Code that draws figures ▸
--- start ---
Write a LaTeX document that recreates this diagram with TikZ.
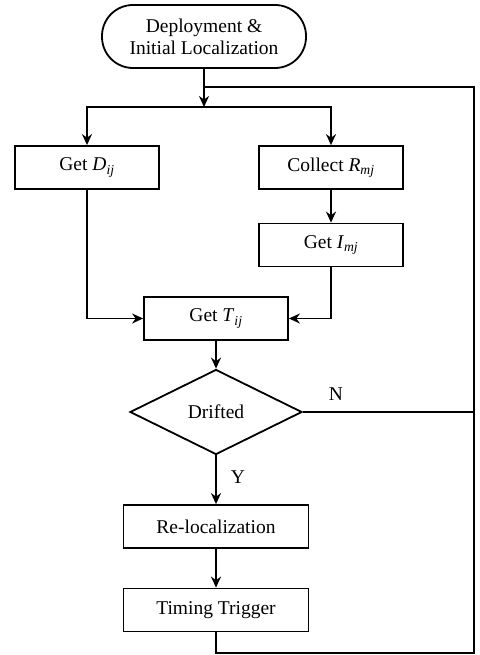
\documentclass[tikz,border=0pt]{standalone}
\usepackage{fontspec}
\setmainfont{Liberation Serif}
\usepackage{tikz}
\usetikzlibrary{arrows.meta,shapes.geometric}

\tikzset{
  box/.style={draw, line width=1.8pt, inner sep=0pt, minimum width=144pt, minimum height=43pt},
  startbox/.style={draw, line width=1.8pt, rounded corners=31pt, inner sep=0pt, minimum width=204pt, minimum height=63pt, align=center},
  decide/.style={draw, diamond, line width=1.8pt, inner sep=0pt, minimum width=172pt, minimum height=85pt},
  arr/.style={line width=1.8pt, -{Stealth[length=11pt,width=10pt]}},
  line/.style={line width=1.8pt}
}

\begin{document}
\begin{tikzpicture}[x=1pt,y=-1pt,font=\fontsize{19.5}{22}\selectfont]

\useasboundingbox (0,0) rectangle (479,655);

\node[startbox] (start) at (204,36.5) {Deployment \&\\Initial Localization};

\coordinate (join) at (204,87);
\coordinate (fork) at (204,107);
\coordinate (cornerTop) at (474,87);
\coordinate (cornerBot) at (474,653);

\node[box] (getD) at (87,167.5) {Get \textit{D}\textsubscript{\textit{ij}}};
\node[box] (collect) at (331,167.5) {Collect \textit{R}\textsubscript{\textit{mj}}};
\node[box] (getI) at (331,245) {Get \textit{I}\textsubscript{\textit{mj}}};
\node[box] (getT) at (216,318.5) {Get \textit{T}\textsubscript{\textit{ij}}};
\node[decide] (drift) at (216,412) {Drifted};
\node[box, minimum width=185pt] (reloc) at (216,526.5) {Re-localization};
\node[box, minimum width=185pt] (timer) at (216,610) {Timing Trigger};

\node (no) at (336,394) {N};
\node (yes) at (238,477) {Y};

\draw[arr] (start) -- (fork);
\draw[arr] (fork) -| (getD);
\draw[arr] (fork) -| (collect);
\draw[arr] (collect) -- (getI);
\draw[arr] (getD) |- (getT);
\draw[arr] (getI) |- (getT);
\draw[arr] (getT) -- (drift);
\draw[arr] (drift) -- (reloc);
\draw[arr] (reloc) -- (timer);

\draw[line] (drift.east) -- (drift.east -| cornerTop);
\draw[line] (timer) |- (cornerBot) -- (cornerTop) -- (join);

\end{tikzpicture}
\end{document}
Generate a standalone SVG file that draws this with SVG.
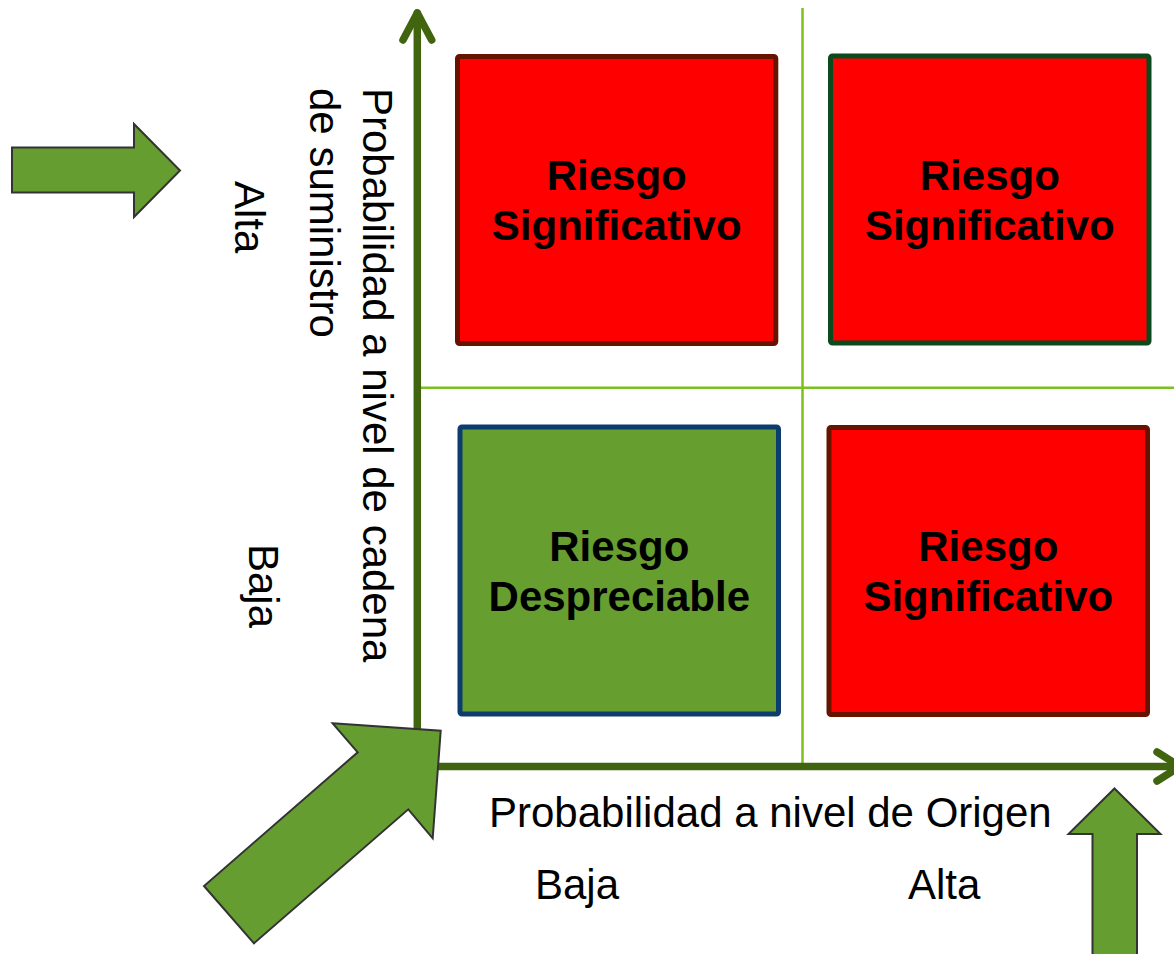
--- end ---
Task description ▸
Repeat, with no pictures, each line from the beginning of the data through the line containing "(cornerBot) at (474,653);", inclusive.

The solution ▸
Write a LaTeX document that recreates this diagram with TikZ.
\documentclass[tikz,border=0pt]{standalone}
\usepackage{fontspec}
\setmainfont{Liberation Serif}
\usepackage{tikz}
\usetikzlibrary{arrows.meta,shapes.geometric}

\tikzset{
  box/.style={draw, line width=1.8pt, inner sep=0pt, minimum width=144pt, minimum height=43pt},
  startbox/.style={draw, line width=1.8pt, rounded corners=31pt, inner sep=0pt, minimum width=204pt, minimum height=63pt, align=center},
  decide/.style={draw, diamond, line width=1.8pt, inner sep=0pt, minimum width=172pt, minimum height=85pt},
  arr/.style={line width=1.8pt, -{Stealth[length=11pt,width=10pt]}},
  line/.style={line width=1.8pt}
}

\begin{document}
\begin{tikzpicture}[x=1pt,y=-1pt,font=\fontsize{19.5}{22}\selectfont]

\useasboundingbox (0,0) rectangle (479,655);

\node[startbox] (start) at (204,36.5) {Deployment \&\\Initial Localization};

\coordinate (join) at (204,87);
\coordinate (fork) at (204,107);
\coordinate (cornerTop) at (474,87);
\coordinate (cornerBot) at (474,653);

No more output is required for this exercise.